1.2 WebSphere ND Cell-Based HA Architecture

A WebSphere ND Cell consists of:

  1. Deployment Manager (Dmgr) - Controls multiple WebSphere servers and clusters.
  2. Node Agents - Monitors and restarts WebSphere instances if they fail.
  3. Clustered Application Servers - WebSphere instances grouped into clusters for redundancy.
  4. Load Balancing with IBM HTTP Server - Distributes incoming traffic evenly across the cluster.
Example Scenario
  1. A user requests https://app.example.com.
  2. IBM HTTP Server (IHS) accepts the request.
  3. WebSphere Plugin determines the healthiest WebSphere instance in the cluster.
  4. The request is routed to the least busy WebSphere server.
  5. Session Replication ensures the user session remains intact even if a server fails.

2. WebSphere ND Clustering

WebSphere ND clusters are used to distribute workload, provide redundancy, and prevent single points of failure.

2.1 Types of WebSphere ND Clusters

Cluster Type Description
Static Cluster Administrators manually define cluster members.
Dynamic Cluster WebSphere ND automatically scales cluster members based on load.

2.2 Configuring a Static Cluster

A Static Cluster contains predefined WebSphere instances that require manual scaling.

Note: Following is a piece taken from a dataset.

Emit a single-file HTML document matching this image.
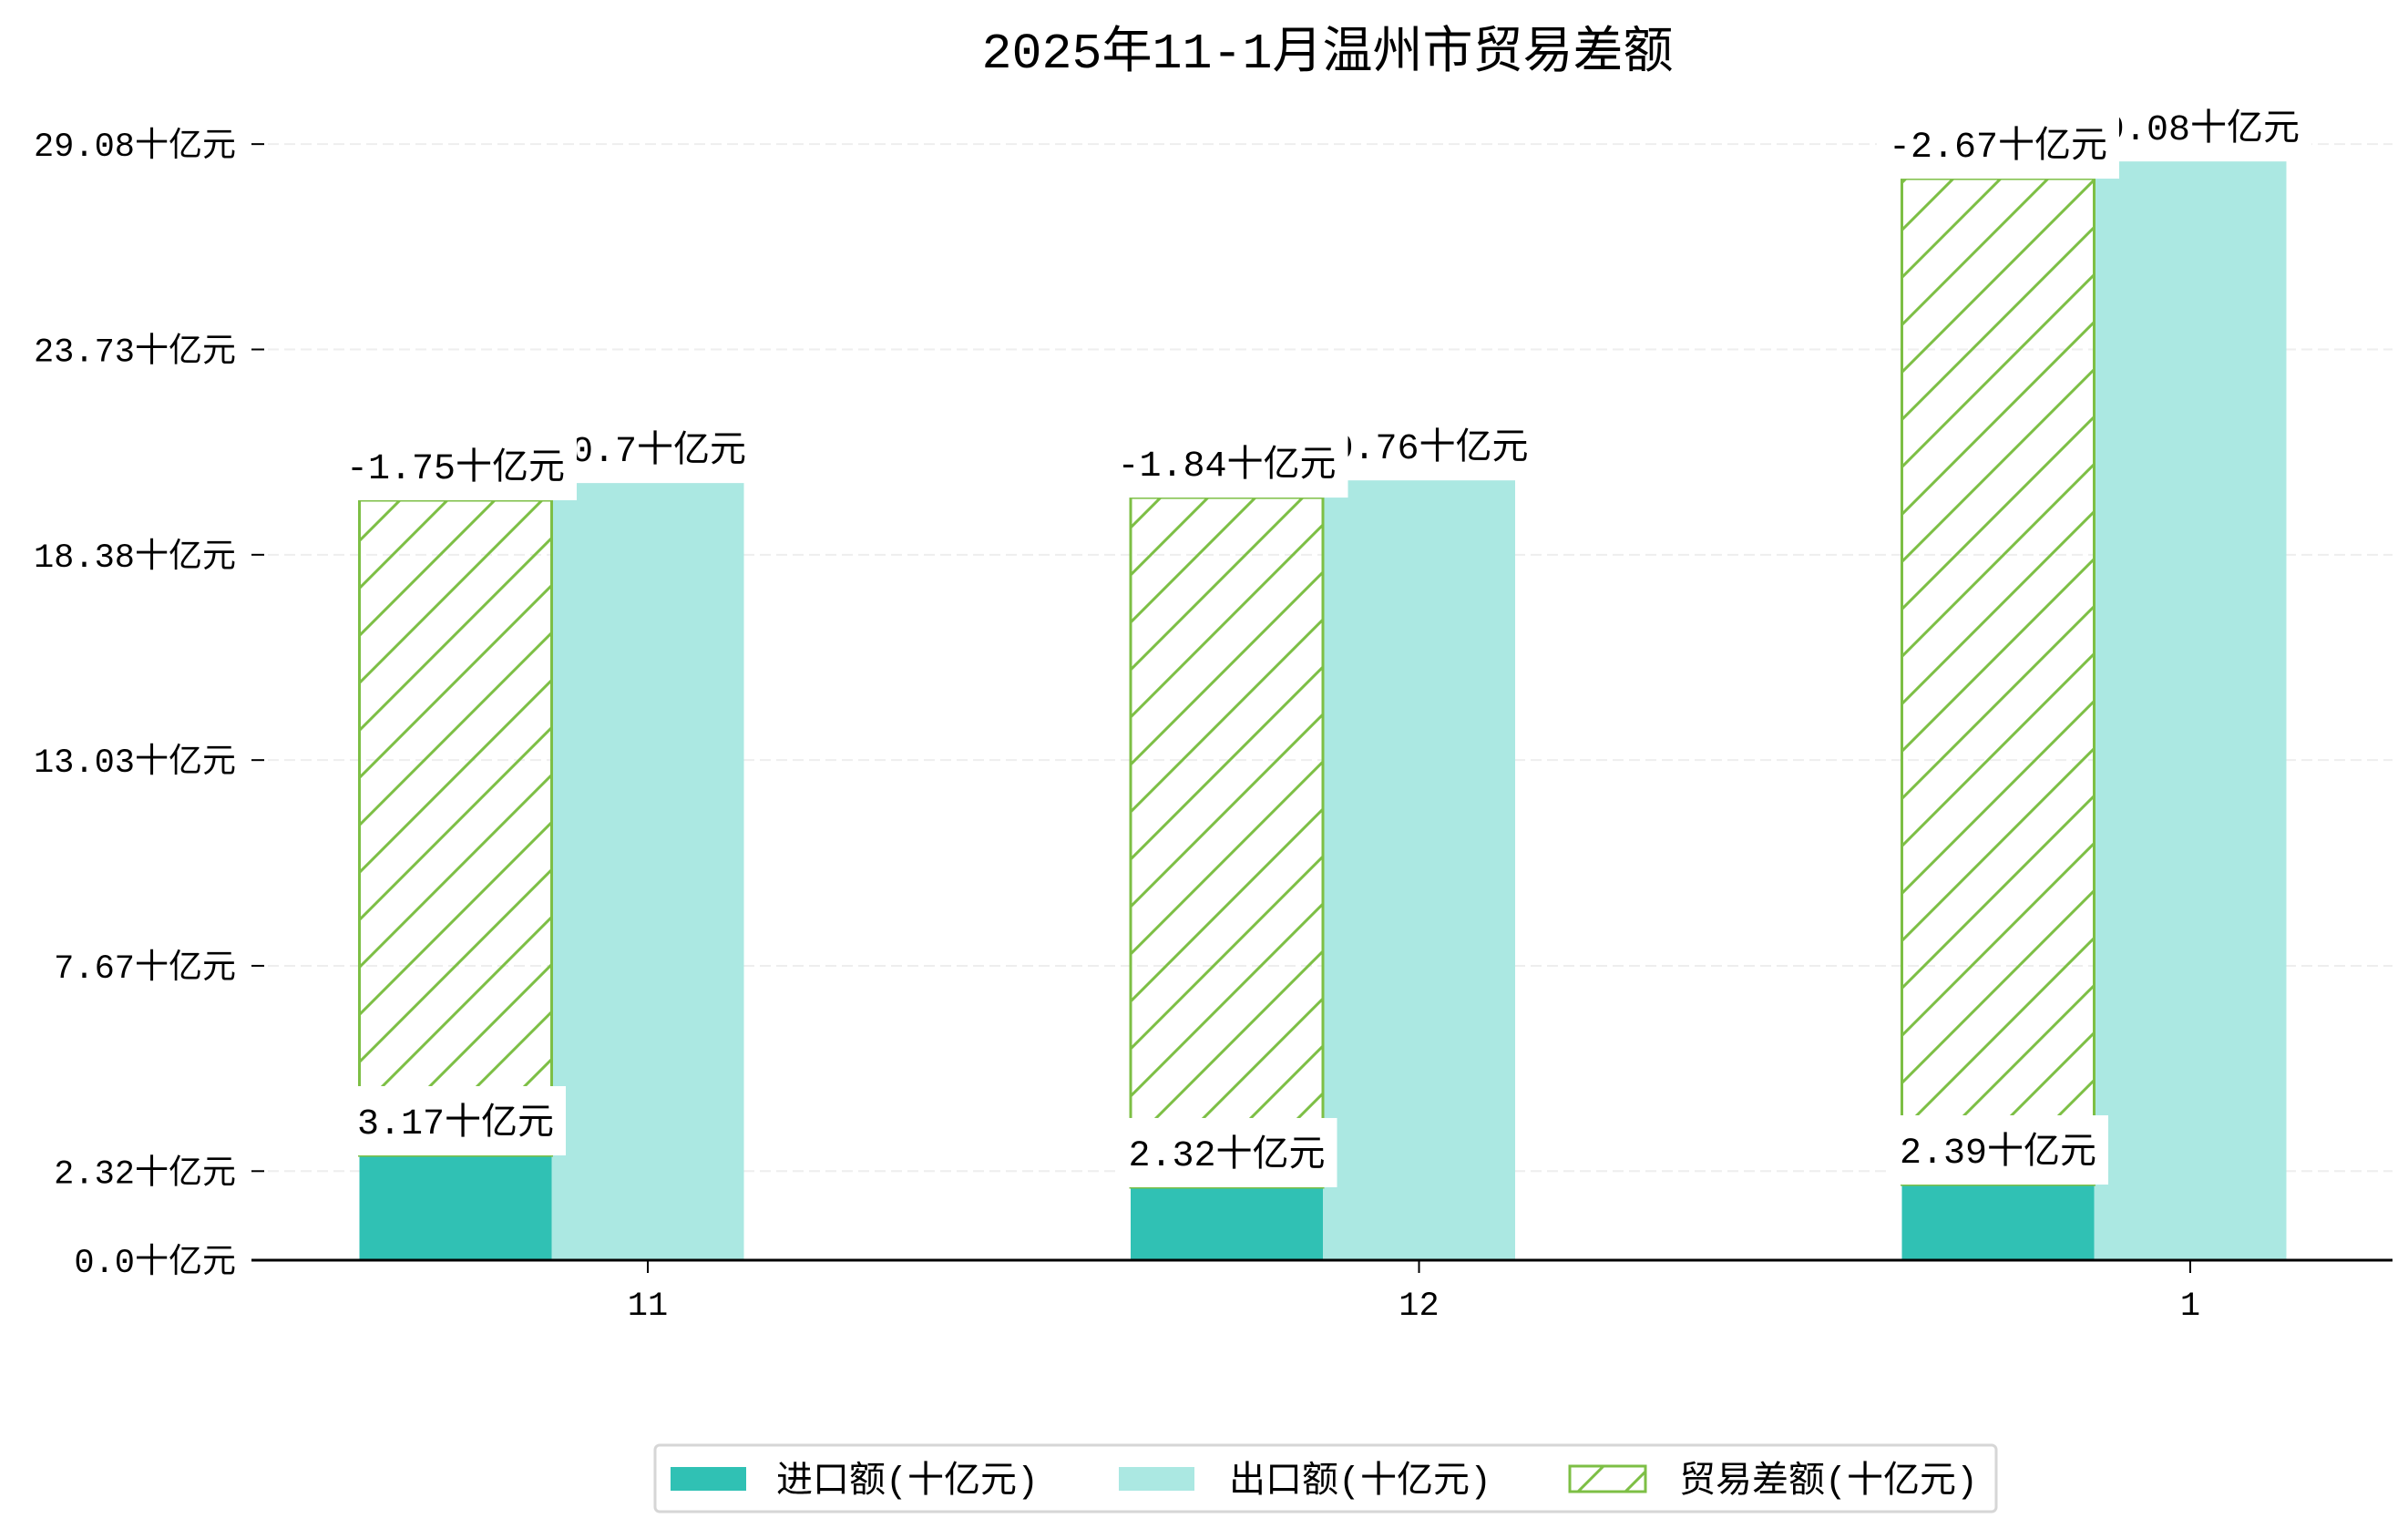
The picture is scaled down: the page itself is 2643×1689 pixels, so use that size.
<!DOCTYPE html>
<html><head><meta charset="utf-8"><style>
html,body{margin:0;padding:0;background:#fff}
svg{display:block}
text{font-family:"Liberation Mono","Noto Sans CJK SC",monospace}
</style></head><body>
<svg id="chart" width="2643" height="1689" viewBox="0 0 2643 1689" xmlns="http://www.w3.org/2000/svg">
<defs>
<pattern id="hatch" patternUnits="userSpaceOnUse" width="52" height="52">
<path d="M-13,13 L13,-13 M0,52 L52,0 M39,65 L65,39" stroke="#7dbf45" stroke-width="3"/>
</pattern>
</defs>
<text x="1457" y="74" font-size="55" text-anchor="middle" fill="#000">2025年11-1月温州市贸易差额</text>
<g id="grid"></g>
<g id="bars"></g>
<g id="labels"></g>
<line x1="276" y1="1383" x2="2626" y2="1383" stroke="#000" stroke-width="3"/>
<g id="axes"></g>
<g transform="translate(-3,-8)">
<rect x="722" y="1594" width="1472" height="73" rx="5" fill="#fff" stroke="#d6d6d6" stroke-width="3"/>
<rect x="739" y="1618" width="83" height="26" fill="#30c1b4"/>
<text x="855" y="1645" font-size="40">进口额(十亿元)</text>
<rect x="1231" y="1618" width="83" height="26" fill="#abe8e2"/>
<text x="1352" y="1645" font-size="40">出口额(十亿元)</text>
<rect x="1726" y="1617" width="83" height="28" fill="url(#hatch)" stroke="#7dbf45" stroke-width="3"/>
<text x="1846" y="1645" font-size="40">贸易差额(十亿元)</text>
</g>
</svg>
<script>
const categories = ["11", "12", "1"];
const importValues = [2.73, 1.90, 1.97];
const exportValues = [20.25, 20.32, 28.63];
const balanceValues = [17.07, 17.97, 26.21];
const importLabels = ["3.17十亿元", "2.32十亿元", "2.39十亿元"];
const exportLabels = ["20.7十亿元", "20.76十亿元", "29.08十亿元"];
const balanceLabels = ["-1.75十亿元", "-1.84十亿元", "-2.67十亿元"];
const yTicks = [0, 2.32, 7.67, 13.03, 18.38, 23.73, 29.08];
const yTickLabels = ["0.0十亿元", "2.32十亿元", "7.67十亿元", "13.03十亿元", "18.38十亿元", "23.73十亿元", "29.08十亿元"];

const NS = "http://www.w3.org/2000/svg";
const Y0 = 1383, K = 42.12;
function yScale(v){ return Y0 - v * K; }
const X0 = 711, STEP = 846.5;
function xScale(i){ return X0 + i * STEP; }
const BW = 211;
function mk(tag, attrs, parent){
  const e = document.createElementNS(NS, tag);
  for (const k in attrs) e.setAttribute(k, attrs[k]);
  parent.appendChild(e);
  return e;
}
const grid = document.getElementById('grid');
const axes = document.getElementById('axes');
const bars = document.getElementById('bars');
const labels = document.getElementById('labels');

yTicks.forEach((v, i) => {
  const y = yScale(v);
  if (v > 0) {
    const g = mk('line', {x1: 276, x2: 2626, y1: y, y2: y, stroke: '#eeeeee', 'stroke-width': 2, 'stroke-dasharray': '12,6'}, grid);
    
    
  }
  const t = mk('line', {x1: 276, x2: 290, y1: y, y2: y, stroke: '#000', 'stroke-width': 2}, axes);
  
  
  const l = mk('text', {x: 259, y: y + 13, 'font-size': 37, 'text-anchor': 'end'}, axes);
  l.textContent = yTickLabels[i];
  
  
});

categories.forEach((c, i) => {
  const cx = xScale(i);
  const t = mk('line', {x1: cx, x2: cx, y1: Y0, y2: Y0 + 14, stroke: '#000', 'stroke-width': 2}, axes);
  
  
  const l = mk('text', {x: cx, y: Y0 + 60, 'font-size': 37, 'text-anchor': 'middle'}, axes);
  l.textContent = c;
  
  

  const ix = cx - 1.5 * BW;
  const ex = cx - 0.5 * BW;
  const imp = mk('rect', {x: ix, y: yScale(importValues[i]), width: BW, height: Y0 - yScale(importValues[i]), fill: '#30c1b4'}, bars);
  
  
  const exp = mk('rect', {x: ex, y: yScale(exportValues[i]), width: BW, height: Y0 - yScale(exportValues[i]), fill: '#abe8e2'}, bars);
  
  
  const top = importValues[i] + balanceValues[i];
  const hb = mk('rect', {x: ix, y: yScale(top), width: BW, height: yScale(importValues[i]) - yScale(top), fill: 'url(#hatch)', stroke: '#7dbf45', 'stroke-width': 3}, bars);
  
  
});

function boxLabel(text, cx, bottom, name){
  const g = mk('g', {}, labels);
  
  
  const r = mk('rect', {fill: '#fff'}, g);
  const t = mk('text', {x: cx, y: bottom - 24, 'font-size': 40, 'text-anchor': 'middle'}, g);
  t.textContent = text;
  const w = t.getBBox().width + 26;
  r.setAttribute('x', cx - w / 2);
  r.setAttribute('y', bottom - 76);
  r.setAttribute('width', w);
  r.setAttribute('height', 76);
}
categories.forEach((c, i) => {
  boxLabel(exportLabels[i], xScale(i), yScale(exportValues[i]), 'export-value-label');
});
categories.forEach((c, i) => {
  boxLabel(balanceLabels[i], xScale(i) - BW, yScale(importValues[i] + balanceValues[i]), 'balance-value-label');
});
categories.forEach((c, i) => {
  boxLabel(importLabels[i], xScale(i) - BW, yScale(importValues[i]), 'import-value-label');
});
</script>
</body></html>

Steps to create a Static Cluster:

  1. Login to WebSphere Admin Console (https://Dmgr_IP:9060/ibm/console).
  2. Navigate to Servers → Clusters → WebSphere Application Server Clusters.
  3. Click New and define:
  • Cluster Name
  • Cluster Members (existing WebSphere instances)
  1. Select Load Balancing Policy (e.g., Round Robin, Least Connections).
  2. Enable Session Replication (to preserve user sessions).
  3. Click Save & Synchronize Nodes.
  4. Restart Dmgr and all cluster members.

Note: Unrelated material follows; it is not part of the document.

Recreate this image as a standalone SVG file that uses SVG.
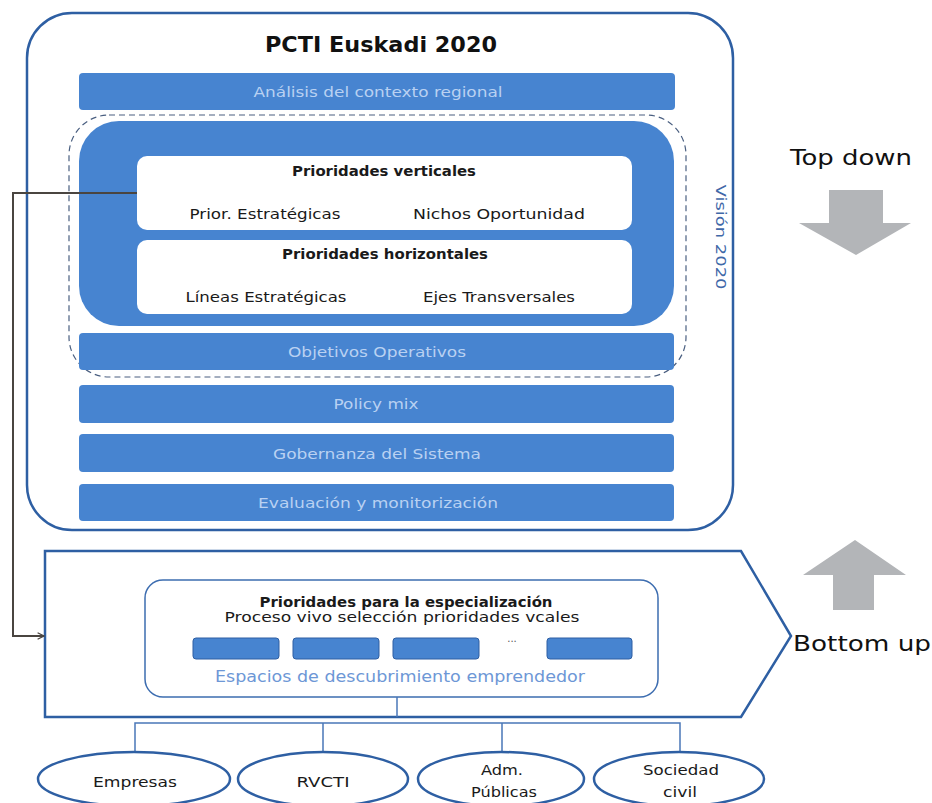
<svg xmlns="http://www.w3.org/2000/svg" width="932" height="803" viewBox="0 0 932 803">
<defs>
<style>
.frame{fill:#fff;stroke:#2e5fa3;stroke-width:2.5}
.bar{fill:#4784d0}
.bartxt{font-family:"DejaVu Sans","Open Sans",sans-serif;font-size:14.5px;fill:#b9d1f2;text-anchor:middle}
.wbox{fill:#fff;stroke:none}
.blk{font-family:"DejaVu Sans","Open Sans",sans-serif;font-size:14.5px;fill:#1a1a1a;text-anchor:middle}
.bold{font-weight:bold}
.ell{fill:#fff;stroke:#2e5fa3;stroke-width:2.5}
.thin{fill:none;stroke:#4a77b8;stroke-width:1.5}
.gray{fill:#b3b5b8}
.big{font-family:"DejaVu Sans","Open Sans",sans-serif;font-size:22px;fill:#111;text-anchor:middle}
</style>
<marker id="arr" viewBox="0 0 10 10" refX="9" refY="5" markerWidth="8" markerHeight="8" orient="auto" markerUnits="userSpaceOnUse">
<path d="M1,1 L9,5 L1,9" fill="none" stroke="#4a4540" stroke-width="1.6"/>
</marker>
</defs>
<rect width="932" height="803" fill="#fff"/>

<g id="pcti">
<rect class="frame" x="27" y="13" width="706" height="517" rx="45"/>
<text x="381" y="52" font-family="'DejaVu Sans','Open Sans',sans-serif" font-size="21" font-weight="bold" text-anchor="middle" fill="#111" textLength="232" lengthAdjust="spacingAndGlyphs">PCTI Euskadi 2020</text>
</g>

<g id="analisis">
<rect class="bar" x="79" y="73" width="596" height="37" rx="4"/>
<text class="bartxt" x="378" y="97" textLength="249" lengthAdjust="spacingAndGlyphs">Análisis del contexto regional</text>
</g>

<g id="vision">
<rect x="69" y="115" width="617" height="262" rx="40" fill="none" stroke="#4a5f80" stroke-width="1.2" stroke-dasharray="6,4"/>
<text x="716" y="237" font-family="'DejaVu Sans','Open Sans',sans-serif" font-size="14" fill="#3f68a8" text-anchor="middle" transform="rotate(90 716 237)" textLength="105" lengthAdjust="spacingAndGlyphs">Visión 2020</text>
</g>

<g id="prioridades">
<rect class="bar" x="79" y="121" width="595" height="205" rx="40"/>
</g>

<g id="verticales">
<rect class="wbox" x="137" y="156" width="495" height="74" rx="10"/>
<text class="blk bold" x="384" y="176" textLength="184" lengthAdjust="spacingAndGlyphs">Prioridades verticales</text>
<text class="blk" x="265" y="219" textLength="151" lengthAdjust="spacingAndGlyphs">Prior. Estratégicas</text>
<text class="blk" x="499" y="219" textLength="172" lengthAdjust="spacingAndGlyphs">Nichos Oportunidad</text>
</g>

<g id="horizontales">
<rect class="wbox" x="137" y="240" width="495" height="74" rx="10"/>
<text class="blk bold" x="385" y="259" textLength="206" lengthAdjust="spacingAndGlyphs">Prioridades horizontales</text>
<text class="blk" x="266" y="302" textLength="161" lengthAdjust="spacingAndGlyphs">Líneas Estratégicas</text>
<text class="blk" x="499" y="302" textLength="152" lengthAdjust="spacingAndGlyphs">Ejes Transversales</text>
</g>

<g id="objetivos">
<rect class="bar" x="79" y="333" width="595" height="37" rx="4"/>
<text class="bartxt" x="377" y="357" textLength="178" lengthAdjust="spacingAndGlyphs">Objetivos Operativos</text>
</g>
<g id="policy">
<rect class="bar" x="79" y="385" width="595" height="38" rx="4"/>
<text class="bartxt" x="376" y="409" textLength="85" lengthAdjust="spacingAndGlyphs">Policy mix</text>
</g>
<g id="gobernanza">
<rect class="bar" x="79" y="434" width="595" height="38" rx="4"/>
<text class="bartxt" x="377" y="459" textLength="208" lengthAdjust="spacingAndGlyphs">Gobernanza del Sistema</text>
</g>
<g id="evaluacion">
<rect class="bar" x="79" y="484" width="595" height="37" rx="4"/>
<text class="bartxt" x="378" y="508" textLength="240" lengthAdjust="spacingAndGlyphs">Evaluación y monitorización</text>
</g>

<g id="bottomup">
<path d="M45,551 H741 L791,636 L741,717 H45 Z" fill="#fff" stroke="#2e5fa3" stroke-width="2.5"/>
</g>

<g id="especializacion">
<rect x="145" y="580" width="513" height="117" rx="18" fill="#fff" stroke="#3d6db0" stroke-width="1.5"/>
<text class="blk bold" x="406" y="607" font-size="13.5" textLength="293" lengthAdjust="spacingAndGlyphs">Prioridades para la especialización</text>
<text class="blk" x="402" y="622" font-size="14" textLength="355" lengthAdjust="spacingAndGlyphs">Proceso vivo selección prioridades vcales</text>
<rect x="193" y="638" width="86" height="21" rx="3" fill="#4784d0" stroke="#2e5fa3" stroke-width="1"/>
<rect x="293" y="638" width="86" height="21" rx="3" fill="#4784d0" stroke="#2e5fa3" stroke-width="1"/>
<rect x="393" y="638" width="86" height="21" rx="3" fill="#4784d0" stroke="#2e5fa3" stroke-width="1"/>
<text x="512" y="642" font-family="'DejaVu Sans','Open Sans',sans-serif" font-size="10" fill="#555" text-anchor="middle">...</text>
<rect x="547" y="638" width="85" height="21" rx="3" fill="#4784d0" stroke="#2e5fa3" stroke-width="1"/>
<text x="400" y="682" font-family="'DejaVu Sans','Open Sans',sans-serif" font-size="15" fill="#6d97d6" text-anchor="middle" textLength="370" lengthAdjust="spacingAndGlyphs">Espacios de descubrimiento emprendedor</text>
</g>

<g id="connectors">
<path d="M137,193 H13 V636 H44" fill="none" stroke="#4a4540" stroke-width="2" marker-end="url(#arr)"/>
<path class="thin" d="M397,697 V717"/>
<path class="thin" d="M135,752 V723 H680 V752 M323,723 V752 M502,723 V752"/>
</g>

<g id="empresas">
<ellipse class="ell" cx="134" cy="779" rx="96" ry="27"/>
<text class="blk" x="135" y="787" textLength="84" lengthAdjust="spacingAndGlyphs">Empresas</text>
</g>
<g id="rvcti">
<ellipse class="ell" cx="323" cy="779" rx="85" ry="27"/>
<text class="blk" x="323" y="787" textLength="53" lengthAdjust="spacingAndGlyphs">RVCTI</text>
</g>
<g id="adm">
<ellipse class="ell" cx="501" cy="779" rx="83" ry="27"/>
<text class="blk" x="502" y="775" textLength="42" lengthAdjust="spacingAndGlyphs">Adm.</text>
<text class="blk" x="504" y="797" textLength="66" lengthAdjust="spacingAndGlyphs">Públicas</text>
</g>
<g id="sociedad">
<ellipse class="ell" cx="679" cy="779" rx="85" ry="27"/>
<text class="blk" x="681" y="775" textLength="76" lengthAdjust="spacingAndGlyphs">Sociedad</text>
<text class="blk" x="680" y="797" textLength="34" lengthAdjust="spacingAndGlyphs">civil</text>
</g>

<g id="topdown">
<text class="big" x="851" y="165" textLength="122" lengthAdjust="spacingAndGlyphs">Top down</text>
<path class="gray" d="M829,190 H883 V223 H911 L856,255 L799,223 H829 Z"/>
</g>
<g id="bottomuptxt">
<text class="big" x="862" y="651" textLength="138" lengthAdjust="spacingAndGlyphs">Bottom up</text>
<path class="gray" d="M855,540 L906,575 H874 V610 H833 V575 H803 Z"/>
</g>
</svg>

2.3 Configuring a Dynamic Cluster

A Dynamic Cluster adjusts the number of running WebSphere servers based on demand.

Steps to create a Dynamic Cluster:

  1. Navigate to Servers → Clusters → Dynamic Clusters.
  2. Click New and define:
  • Maximum and Minimum Cluster Members.
  • Dynamic workload policies.
  1. Enable automatic scaling (WebSphere will start/stop cluster members based on CPU load).
  2. Click Save & Synchronize.
  3. Restart Dmgr.

2.4 Load Balancing in WebSphere ND

Load balancing distributes traffic evenly across cluster members.

Load Balancer Function
IBM HTTP Server (IHS) Handles external traffic and directs it to WebSphere clusters.
WebSphere Plugin Detects healthy WebSphere instances and routes traffic accordingly.
Round Robin Algorithm Evenly distributes traffic across all cluster members.
Least Connection Algorithm Routes traffic to the WebSphere server with the fewest active connections.

3. WebSphere ND Fault Detection & Automatic Recovery

WebSphere ND has built-in fault detection and failover mechanisms to keep applications running.

3.1 High Availability Manager (HA Manager)

The HA Manager automatically detects and recovers from WebSphere server failures.

  • Monitors WebSphere instances in a cluster.
  • Detects when a WebSphere instance crashes or stops responding.
  • Redirects requests to healthy servers.
  • Automatically restarts failed servers.
Example Scenario
  1. WebSphere Instance Fails - A server in the cluster crashes.
  2. HA Manager Detects Failure - It marks the server as unavailable.
  3. WebSphere Plugin Redirects Traffic - All user requests are sent to other cluster members.
  4. Node Agent Restarts Server - The crashed server is restarted automatically.

3.2 Node Agent Monitoring

Each Node Agent continuously monitors WebSphere instances.

Feature Function
Health Monitoring Detects WebSphere instance failures.
Automatic Restart Restarts failed WebSphere servers.
Sync with Deployment Manager Ensures all nodes remain updated.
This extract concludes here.